The Human Touch
It’s just another weekday at Mazama’s. As I stand in line, I watch as a woman gracefully moves from one task to another with ease. She makes eye contact and greets every person who comes through the door. She often knows what the person wants before they even ask, as if she reads minds. She asks about your kids by name and asks about your recent vacation.
You might think I’m describing a psychic. No, it’s Kim, the barista at my local coffee shop. Kim knows her customers and what they want. She enjoys her job and is one of those “magical” employees you want to clone. She is sincere, helpful, and – above all – genuine. My day is not fully complete if it is a day that Kim is not working. (Which by the way, is Mondays.)
Rapid Technology: Changes and Expectations
We know that technologies are a part of our daily lives that is here to stay – from smart devices to social media and beyond. That means our experiences are rapidly and constantly changing. Our expectations are influenced by the next trend or new gadget and we expect our human interactions to be the same.
But we, as humans, are not designed to be digitally connected 24/7 and devour information at warp speed.
For years, technology has paved the way by providing solutions for solving issues and creating sufficient experiences for customers, while leaving one important ingredient behind: human touch. While technology enhances our customer journey, it is ultimately the genuine kindness and empathy provided by the human connection that is the hallmark of each experience.
The Customer Journey
The customer journey still relies on human touch and these three components: empathy, anticipation, and authenticity.
- Empathy – The ability to make our customers feel heard and understood.
- Anticipation – The ability to know what a customer needs before they even realize it.
- Authenticity – The ability to truly listen to others, evaluate what has been said, and get the help you need.
Empathy, anticipation, and authenticity are at the core of what creates genuine, memorable, and valuable experiences.
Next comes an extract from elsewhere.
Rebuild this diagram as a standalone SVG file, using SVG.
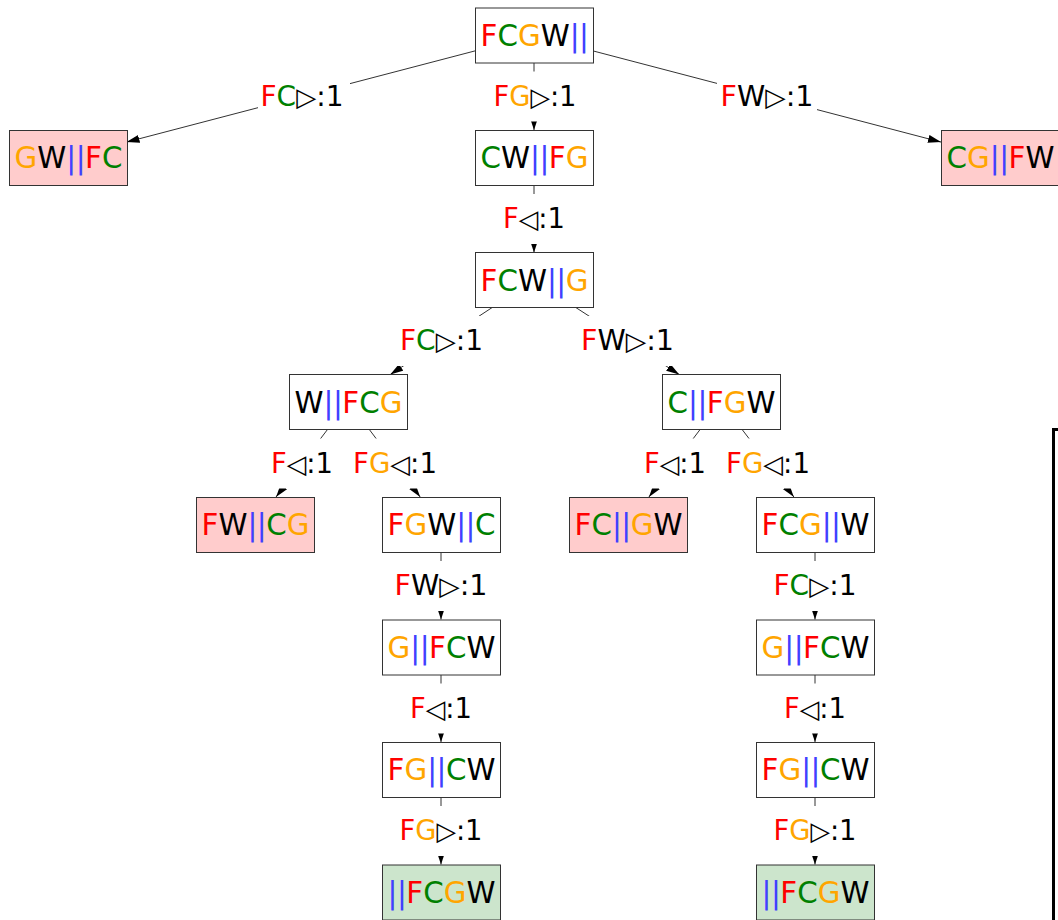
<svg xmlns="http://www.w3.org/2000/svg" width="1058" height="920" viewBox="0 0 1058 920">
<style>
.box{fill:#fff;stroke:#333;stroke-width:1}
.bad{fill:#ffcccc}
.goal{fill:#cce5cc}
.nt{font-family:"DejaVu Sans",sans-serif;font-size:31px;text-anchor:middle}
.lt{font-family:"DejaVu Sans",sans-serif;font-size:28px;text-anchor:middle}
.tri{font-size:26px}
.r{fill:#ff0000}.g{fill:#008000}.o{fill:#ffa500}.b{fill:#4040ff;letter-spacing:-0.5px}.k{fill:#000}
.edge{stroke:#333;stroke-width:1;fill:none}
.lbg{fill:#fff}
</style>
<defs>
<marker id="arr" markerUnits="userSpaceOnUse" markerWidth="10" markerHeight="8" refX="9" refY="3" orient="auto"><path d="M0,0 L9,3 L0,6 z" fill="#000"/></marker>
<marker id="arrL" markerUnits="userSpaceOnUse" markerWidth="14" markerHeight="10" refX="13" refY="4" orient="auto"><path d="M0,0 L13,4 L0,8 z" fill="#000"/></marker>
</defs>
<rect width="1058" height="920" fill="#fff"/>
<g id="connectors">
<line class="edge" x1="475" y1="50.9" x2="126.5" y2="142.1" marker-end="url(#arrL)"/>
<line class="edge" x1="534" y1="63" x2="534" y2="130" marker-end="url(#arr)"/>
<line class="edge" x1="593" y1="50.9" x2="941" y2="142.1" marker-end="url(#arrL)"/>
<line class="edge" x1="534" y1="185" x2="534" y2="252.5" marker-end="url(#arr)"/>
<line class="edge" x1="492.2" y1="307.5" x2="390.3" y2="374.5" marker-end="url(#arrL)"/>
<line class="edge" x1="575.8" y1="307.5" x2="679.2" y2="374.5" marker-end="url(#arrL)"/>
<line class="edge" x1="327.5" y1="429.5" x2="276" y2="497" marker-end="url(#arrL)"/>
<line class="edge" x1="369.3" y1="429.5" x2="420.2" y2="497" marker-end="url(#arrL)"/>
<line class="edge" x1="700.1" y1="429.5" x2="648.9" y2="497" marker-end="url(#arrL)"/>
<line class="edge" x1="742.1" y1="429.5" x2="793.9" y2="497" marker-end="url(#arrL)"/>
<line class="edge" x1="441" y1="552" x2="441" y2="619.5" marker-end="url(#arr)"/>
<line class="edge" x1="441" y1="674.5" x2="441" y2="742" marker-end="url(#arr)"/>
<line class="edge" x1="441" y1="797" x2="441" y2="864.5" marker-end="url(#arr)"/>
<line class="edge" x1="815" y1="552" x2="815" y2="619.5" marker-end="url(#arr)"/>
<line class="edge" x1="815" y1="674.5" x2="815" y2="742" marker-end="url(#arr)"/>
<line class="edge" x1="815" y1="797" x2="815" y2="864.5" marker-end="url(#arr)"/>
<rect class="lbg" x="258" y="71.5" width="92" height="50"/>
<text class="lt" x="302" y="105.5" textLength="83" lengthAdjust="spacingAndGlyphs"><tspan class="r">F</tspan><tspan class="g">C</tspan><tspan class="k tri">▷</tspan><tspan class="k">:1</tspan></text>
<rect class="lbg" x="488" y="71.5" width="92" height="50"/>
<text class="lt" x="535" y="105.5" textLength="83" lengthAdjust="spacingAndGlyphs"><tspan class="r">F</tspan><tspan class="o">G</tspan><tspan class="k tri">▷</tspan><tspan class="k">:1</tspan></text>
<rect class="lbg" x="717" y="71.5" width="100" height="50"/>
<text class="lt" x="767" y="105.5" textLength="93" lengthAdjust="spacingAndGlyphs"><tspan class="r">F</tspan><tspan class="k">W</tspan><tspan class="k tri">▷</tspan><tspan class="k">:1</tspan></text>
<rect class="lbg" x="499" y="194" width="70" height="50"/>
<text class="lt" x="534" y="228" textLength="62" lengthAdjust="spacingAndGlyphs"><tspan class="r">F</tspan><tspan class="k tri">◁</tspan><tspan class="k">:1</tspan></text>
<rect class="lbg" x="395" y="316" width="92" height="50"/>
<text class="lt" x="441.5" y="350" textLength="83" lengthAdjust="spacingAndGlyphs"><tspan class="r">F</tspan><tspan class="g">C</tspan><tspan class="k tri">▷</tspan><tspan class="k">:1</tspan></text>
<rect class="lbg" x="577.5" y="316" width="100" height="50"/>
<text class="lt" x="627.5" y="350" textLength="93" lengthAdjust="spacingAndGlyphs"><tspan class="r">F</tspan><tspan class="k">W</tspan><tspan class="k tri">▷</tspan><tspan class="k">:1</tspan></text>
<rect class="lbg" x="267" y="438.5" width="70" height="50"/>
<text class="lt" x="302" y="472.5" textLength="62" lengthAdjust="spacingAndGlyphs"><tspan class="r">F</tspan><tspan class="k tri">◁</tspan><tspan class="k">:1</tspan></text>
<rect class="lbg" x="349" y="438.5" width="92" height="50"/>
<text class="lt" x="395" y="472.5" textLength="84" lengthAdjust="spacingAndGlyphs"><tspan class="r">F</tspan><tspan class="o">G</tspan><tspan class="k tri">◁</tspan><tspan class="k">:1</tspan></text>
<rect class="lbg" x="640" y="438.5" width="70" height="50"/>
<text class="lt" x="675" y="472.5" textLength="62" lengthAdjust="spacingAndGlyphs"><tspan class="r">F</tspan><tspan class="k tri">◁</tspan><tspan class="k">:1</tspan></text>
<rect class="lbg" x="722" y="438.5" width="92" height="50"/>
<text class="lt" x="768" y="472.5" textLength="84" lengthAdjust="spacingAndGlyphs"><tspan class="r">F</tspan><tspan class="o">G</tspan><tspan class="k tri">◁</tspan><tspan class="k">:1</tspan></text>
<rect class="lbg" x="391" y="561" width="100" height="50"/>
<text class="lt" x="441" y="595" textLength="93" lengthAdjust="spacingAndGlyphs"><tspan class="r">F</tspan><tspan class="k">W</tspan><tspan class="k tri">▷</tspan><tspan class="k">:1</tspan></text>
<rect class="lbg" x="406" y="683.5" width="70" height="50"/>
<text class="lt" x="441" y="717.5" textLength="62" lengthAdjust="spacingAndGlyphs"><tspan class="r">F</tspan><tspan class="k tri">◁</tspan><tspan class="k">:1</tspan></text>
<rect class="lbg" x="395" y="806" width="92" height="50"/>
<text class="lt" x="441" y="840" textLength="83" lengthAdjust="spacingAndGlyphs"><tspan class="r">F</tspan><tspan class="o">G</tspan><tspan class="k tri">▷</tspan><tspan class="k">:1</tspan></text>
<rect class="lbg" x="769" y="561" width="92" height="50"/>
<text class="lt" x="815" y="595" textLength="83" lengthAdjust="spacingAndGlyphs"><tspan class="r">F</tspan><tspan class="g">C</tspan><tspan class="k tri">▷</tspan><tspan class="k">:1</tspan></text>
<rect class="lbg" x="780" y="683.5" width="70" height="50"/>
<text class="lt" x="815" y="717.5" textLength="62" lengthAdjust="spacingAndGlyphs"><tspan class="r">F</tspan><tspan class="k tri">◁</tspan><tspan class="k">:1</tspan></text>
<rect class="lbg" x="769" y="806" width="92" height="50"/>
<text class="lt" x="815" y="840" textLength="83" lengthAdjust="spacingAndGlyphs"><tspan class="r">F</tspan><tspan class="o">G</tspan><tspan class="k tri">▷</tspan><tspan class="k">:1</tspan></text>
</g>
<g id="n-root"><rect class="box" x="475.5" y="8" width="118" height="55"/>
<text class="nt" x="534.5" y="46" textLength="108" lengthAdjust="spacingAndGlyphs"><tspan class="r">F</tspan><tspan class="g">C</tspan><tspan class="o">G</tspan><tspan class="k">W</tspan><tspan class="b">||</tspan></text></g>
<g id="n-gwfc"><rect class="box bad" x="9.5" y="130.5" width="118" height="55"/>
<text class="nt" x="68.5" y="168" textLength="108" lengthAdjust="spacingAndGlyphs"><tspan class="o">G</tspan><tspan class="k">W</tspan><tspan class="b">||</tspan><tspan class="r">F</tspan><tspan class="g">C</tspan></text></g>
<g id="n-cwfg"><rect class="box" x="475.5" y="130.5" width="118" height="55"/>
<text class="nt" x="534.5" y="168" textLength="108" lengthAdjust="spacingAndGlyphs"><tspan class="g">C</tspan><tspan class="k">W</tspan><tspan class="b">||</tspan><tspan class="r">F</tspan><tspan class="o">G</tspan></text></g>
<g id="n-cgfw"><rect class="box bad" x="941.5" y="130.5" width="118" height="55"/>
<text class="nt" x="1000.5" y="168" textLength="108" lengthAdjust="spacingAndGlyphs"><tspan class="g">C</tspan><tspan class="o">G</tspan><tspan class="b">||</tspan><tspan class="r">F</tspan><tspan class="k">W</tspan></text></g>
<g id="n-fcwg"><rect class="box" x="475.5" y="252.5" width="118" height="55"/>
<text class="nt" x="534.5" y="290.5" textLength="108" lengthAdjust="spacingAndGlyphs"><tspan class="r">F</tspan><tspan class="g">C</tspan><tspan class="k">W</tspan><tspan class="b">||</tspan><tspan class="o">G</tspan></text></g>
<g id="n-wfcg"><rect class="box" x="289.5" y="374.5" width="118" height="55"/>
<text class="nt" x="348.5" y="412.5" textLength="108" lengthAdjust="spacingAndGlyphs"><tspan class="k">W</tspan><tspan class="b">||</tspan><tspan class="r">F</tspan><tspan class="g">C</tspan><tspan class="o">G</tspan></text></g>
<g id="n-cfgw"><rect class="box" x="662.5" y="374.5" width="118" height="55"/>
<text class="nt" x="721.5" y="412.5" textLength="108" lengthAdjust="spacingAndGlyphs"><tspan class="g">C</tspan><tspan class="b">||</tspan><tspan class="r">F</tspan><tspan class="o">G</tspan><tspan class="k">W</tspan></text></g>
<g id="n-fwcg"><rect class="box bad" x="196.5" y="497.5" width="118" height="55"/>
<text class="nt" x="255.5" y="535" textLength="108" lengthAdjust="spacingAndGlyphs"><tspan class="r">F</tspan><tspan class="k">W</tspan><tspan class="b">||</tspan><tspan class="g">C</tspan><tspan class="o">G</tspan></text></g>
<g id="n-fgwc"><rect class="box" x="382.5" y="497.5" width="118" height="55"/>
<text class="nt" x="441.5" y="535" textLength="108" lengthAdjust="spacingAndGlyphs"><tspan class="r">F</tspan><tspan class="o">G</tspan><tspan class="k">W</tspan><tspan class="b">||</tspan><tspan class="g">C</tspan></text></g>
<g id="n-fcgw"><rect class="box bad" x="569.5" y="497.5" width="118" height="55"/>
<text class="nt" x="628.5" y="535" textLength="108" lengthAdjust="spacingAndGlyphs"><tspan class="r">F</tspan><tspan class="g">C</tspan><tspan class="b">||</tspan><tspan class="o">G</tspan><tspan class="k">W</tspan></text></g>
<g id="n-fcgw2"><rect class="box" x="756.5" y="497.5" width="118" height="55"/>
<text class="nt" x="815.5" y="535" textLength="108" lengthAdjust="spacingAndGlyphs"><tspan class="r">F</tspan><tspan class="g">C</tspan><tspan class="o">G</tspan><tspan class="b">||</tspan><tspan class="k">W</tspan></text></g>
<g id="n-gfcw-l"><rect class="box" x="382.5" y="620" width="118" height="55"/>
<text class="nt" x="441.5" y="657.5" textLength="108" lengthAdjust="spacingAndGlyphs"><tspan class="o">G</tspan><tspan class="b">||</tspan><tspan class="r">F</tspan><tspan class="g">C</tspan><tspan class="k">W</tspan></text></g>
<g id="n-fgcw-l"><rect class="box" x="382.5" y="742.5" width="118" height="55"/>
<text class="nt" x="441.5" y="780" textLength="108" lengthAdjust="spacingAndGlyphs"><tspan class="r">F</tspan><tspan class="o">G</tspan><tspan class="b">||</tspan><tspan class="g">C</tspan><tspan class="k">W</tspan></text></g>
<g id="n-goal-l"><rect class="box goal" x="382.5" y="865" width="118" height="55"/>
<text class="nt" x="441.5" y="902.5" textLength="108" lengthAdjust="spacingAndGlyphs"><tspan class="b">||</tspan><tspan class="r">F</tspan><tspan class="g">C</tspan><tspan class="o">G</tspan><tspan class="k">W</tspan></text></g>
<g id="n-gfcw-r"><rect class="box" x="756.5" y="620" width="118" height="55"/>
<text class="nt" x="815.5" y="657.5" textLength="108" lengthAdjust="spacingAndGlyphs"><tspan class="o">G</tspan><tspan class="b">||</tspan><tspan class="r">F</tspan><tspan class="g">C</tspan><tspan class="k">W</tspan></text></g>
<g id="n-fgcw-r"><rect class="box" x="756.5" y="742.5" width="118" height="55"/>
<text class="nt" x="815.5" y="780" textLength="108" lengthAdjust="spacingAndGlyphs"><tspan class="r">F</tspan><tspan class="o">G</tspan><tspan class="b">||</tspan><tspan class="g">C</tspan><tspan class="k">W</tspan></text></g>
<g id="n-goal-r"><rect class="box goal" x="756.5" y="865" width="118" height="55"/>
<text class="nt" x="815.5" y="902.5" textLength="108" lengthAdjust="spacingAndGlyphs"><tspan class="b">||</tspan><tspan class="r">F</tspan><tspan class="g">C</tspan><tspan class="o">G</tspan><tspan class="k">W</tspan></text></g>
<path id="frame" d="M1058,429.5 H1053.5 V920" fill="none" stroke="#000" stroke-width="3"/>
</svg>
So, let’s ask ourselves, “What are the characteristics of an employee who delivers these genuine, memorable, and valuable experiences?”
- Genuine– They are sincere. They are kind by nature and are honest and trustworthy.
- Memorable– They are engaging. They engage with each customer in a personal way and creates a memory as the hallmark of that experience.
- Valuable – They are very useful and helpful. They will go out of their way to help.
When I was a manager and looking to hire new staff, I would look for individuals who were genuine, sincere, and competent. I felt confident that I could teach a competent person how to do the job. However, I could not teach someone to be a truly good person.
Until the technology becomes advanced enough to harness the power of human connection, banks and credit unions will still need to blend both technological and human components to help create lasting and meaningful customer experiences.
Now, consider the impact that was made on my customer journey from simply buying a cup of coffee each morning. How much greater of a customer experience impact would a customer expect from their community bank?
How is your staff creating genuine, memorable, and valuable experiences for your customers?